A Dynasty at Its Zenith
In the sixth year of the Daye era (610 CE), the Sui Empire under Emperor Yang Guang appeared invincible. The Grand Canal’s northern segments were complete, linking the Yellow River to the frontier. Luoyang’s palaces shimmered, and tributary envoys kowtowed before the “Son of Heaven.” Yet beneath this glittering façade, fissures were widening.
The year began ominously. On New Year’s Day, dozens of white-robed rebels claiming to be incarnations of Maitreya Buddha stormed the capital’s gates. Though swiftly crushed by Prince Yang Jian, the incident exposed alarming vulnerabilities: how had a cult infiltrated the imperial guard? Why did gatekeepers kneel to rebels? Emperor Yang dismissed it as a trivial disturbance, executing merely a thousand implicated families. His attention lay elsewhere—on a spectacle designed to awe the world.
The Theater of Power
By the Lantern Festival, Luoyang became a stage for Yang’s megalomania. A 5,000-step-long arena hosted 18,000 musicians, their melodies echoing for nights under artificial suns of oil lamps. The cost? “Tens of millions” of coins—a sum Yang deemed worthy of annual repetition. Meanwhile, his final canal project began: dredging the 800-li Jiangnan Canal to accommodate his dragon boats. The engineering marvel connected the Yangtze to Qiantang River, completing a 2,500-kilometer waterway uniting China’s grain-rich south and militarized north.
Historically, these canals rebuilt older routes, but Yang’s expansions—widening channels to 30 meters and installing relay palaces—demanded Herculean labor. Unlike Qin Shi Huang’s Great Wall or Han Wudi’s campaigns, Yang compressed projects into years, not decades. The human cost was catastrophic.
The Goguryeo Obsession
Yang’s fatal miscalculation lay northeast. Goguryeo (not to be confused with later Korea’s Goryeo) was a Manchurian kingdom that had resisted Sui supremacy. In 598, its king “Gao Yuan the Dungball” (as his groveling letter termed him) briefly submitted after a botched Sui invasion. By 610, emboldened by Sui overextension, Goguryeo again defied tributary demands.

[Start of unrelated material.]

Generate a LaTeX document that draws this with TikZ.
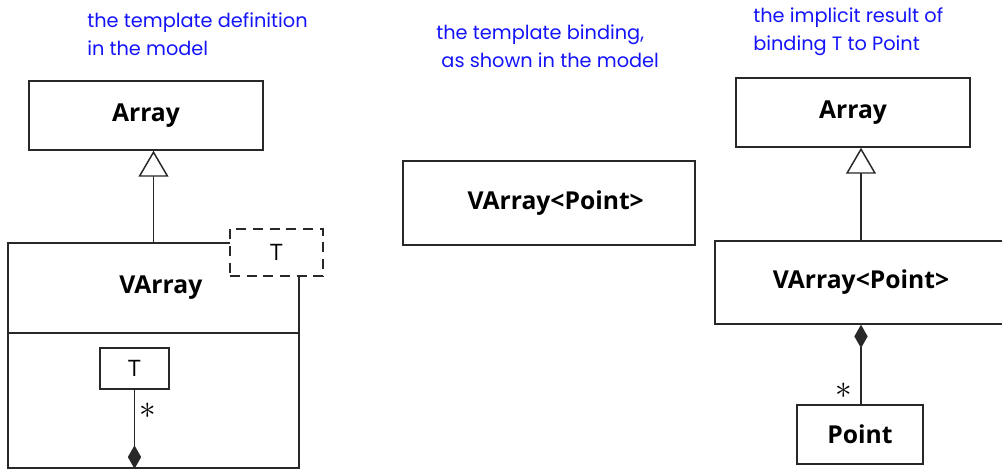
\documentclass[tikz,border=0pt]{standalone}
\usepackage{fontspec}
\setmainfont{Open Sans}
\newfontfamily\bluefont{Poppins}
\usetikzlibrary{arrows.meta,calc}
\definecolor{noteblue}{RGB}{20,20,250}
\definecolor{linegray}{RGB}{40,40,40}
\begin{document}
\begin{tikzpicture}[x=0.75pt,y=-0.75pt,
  box/.style={draw=linegray,line width=1.1pt,fill=white,inner sep=0pt},
  cls/.style={box,font=\bfseries\fontsize{18.5}{22}\selectfont},
  par/.style={font=\fontsize{17}{20}\selectfont},
  note/.style={text=noteblue,align=left,anchor=base west,inner sep=0pt,font=\bluefont\fontsize{14.5}{21}\selectfont},
  conn/.style={draw=linegray,line width=1.1pt},
  gen/.style={conn,-{Triangle[open,fill=white,length=19.5pt,width=22.5pt]}},
  comp/.style={conn,-{Diamond[length=17.5pt,width=10pt]}},
  mult/.style={inner sep=0pt,font=\fontsize{26}{28}\selectfont}]
\useasboundingbox (0,0) rectangle (1002,469);
\clip (0,0) rectangle (1002,469);

% notes
\node[note] (n1) at (87,55) {the template definition\\in the model};
\node[note] (n2) at (436,67) {the template binding,\\\ as shown in the model};
\node[note] (n3) at (753,50) {the implicit result of\\binding T to Point};

% left: template definition
\node[cls,minimum width=234pt*0.75,minimum height=69pt*0.75] (larray) at (146,115.5) {Array};
\node[cls,minimum width=291pt*0.75,minimum height=90pt*0.75] (lvarray) at (153.5,288) {\hspace*{11pt}VArray};
\node[box,minimum width=291pt*0.75,minimum height=135pt*0.75] (lbody) at (153.5,400.5) {};
\node[box,par,minimum width=69pt*0.75,minimum height=41pt*0.75] (innerT) at (134.5,368.5) {T};
\node[box,par,dashed,dash pattern=on 7.5pt off 5pt,minimum width=93pt*0.75,minimum height=47pt*0.75] (tparam) at (276.5,252.5) {T};
\draw[gen] (lvarray.north) -- (lvarray.north |- larray.south);
\coordinate (ldiam) at (innerT.south |- lbody.south);
\draw[comp] (innerT.south) -- (ldiam);
\node[mult] (lm) at (148,411) {$\ast$};

% middle: binding
\node[cls,minimum width=292pt*0.75,minimum height=84pt*0.75] (mbind) at (549,203) {\hspace*{10pt}VArray<Point>};

% right: implicit result
\node[cls,minimum width=234pt*0.75,minimum height=69pt*0.75] (rarray) at (853,112.5) {Array};
\node[cls,minimum width=292pt*0.75,minimum height=83pt*0.75] (rvarray) at (861,282.5) {VArray<Point>};
\node[cls,minimum width=126pt*0.75,minimum height=59pt*0.75] (point) at (860,434.5) {Point};
\draw[gen] (rvarray.north) -- (rvarray.north |- rarray.south);
\draw[comp] (point.north -| rvarray.south) -- (rvarray.south);
\node[mult] (rm) at (844,391) {$\ast$};
\end{tikzpicture}
\end{document}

For Yang, this was intolerable. He ordered:
– Logistical Overkill: 300 warships built in 60 days at Donglai, where shipwrights stood waist-deep in water until maggots consumed them (30–40% died).
– Mobilization Madness: 1.13 million troops (officially “2 million”) marched in a 960-li column—the largest army in recorded history until then.
– Micromanaged Disaster: Commanders needed imperial approval for tactics, allowing Goguryeo to fake surrenders and rebuild defenses during bureaucratic delays.
The 612 campaign collapsed spectacularly. At the Salsu River, Goguryeo’s feigned retreat lured Sui forces into a trap. Of 305,000 crossing the Yalu, only 2,700 returned. The rest starved, drowned, or became arrow fodder.
The Empire Fractures
As Yang planned a 613 re-invasion, his subjects revolted:
– The Spark: Wang Bo of Shandong’s anthem “Rather Die Fighting Than in Goguryeo!” rallied thousands.
– The Warlords: Dou Jiande (future Hebei king) and Meng Haigong (who murdered scholars quoting classics) carved fiefdoms.
– The Elite Betrayal: Yang Xuangan, son of famed general Yang Su, rebelled at Liyang, declaring: “The emperor abandons his people!” Though crushed in 90 days, the revolt exposed Sui’s fragility.
Legacy of Ruin
By 614, China was unrecognizable. Famine and plague followed conscription and canal-digging. The Grand Canal—later vital to Tang prosperity—became a graveyard in Yang’s reign. His final Goguryeo campaign in 614 ended with a hollow truce, just as peasant armies closed in.
In 618, a coalition of rebels and disaffected officers strangled Yang in his Jiangdu pleasure palace. The Sui Dynasty, which had reunified China after 300 years of division, died with him—a cautionary tale of imperial hubris.
Modern Echoes
Yang’s paradoxes endure:
– Infrastructure vs. Tyranny: Like Mao’s Great Leap Forward, his canals mixed visionary engineering with lethal haste.
– The Cost of Prestige: Goguryeo wars prefigured Vietnam for America or Afghanistan for the USSR—quagmires where pride overruled strategy.
– The People’s Limits: As 7th-century Chinese learned, even the most docile populace breaks when pushed beyond endurance.
For historians, 610 marks not just a year, but the tipping point where ambition became insanity—and an empire built in two generations burned in one.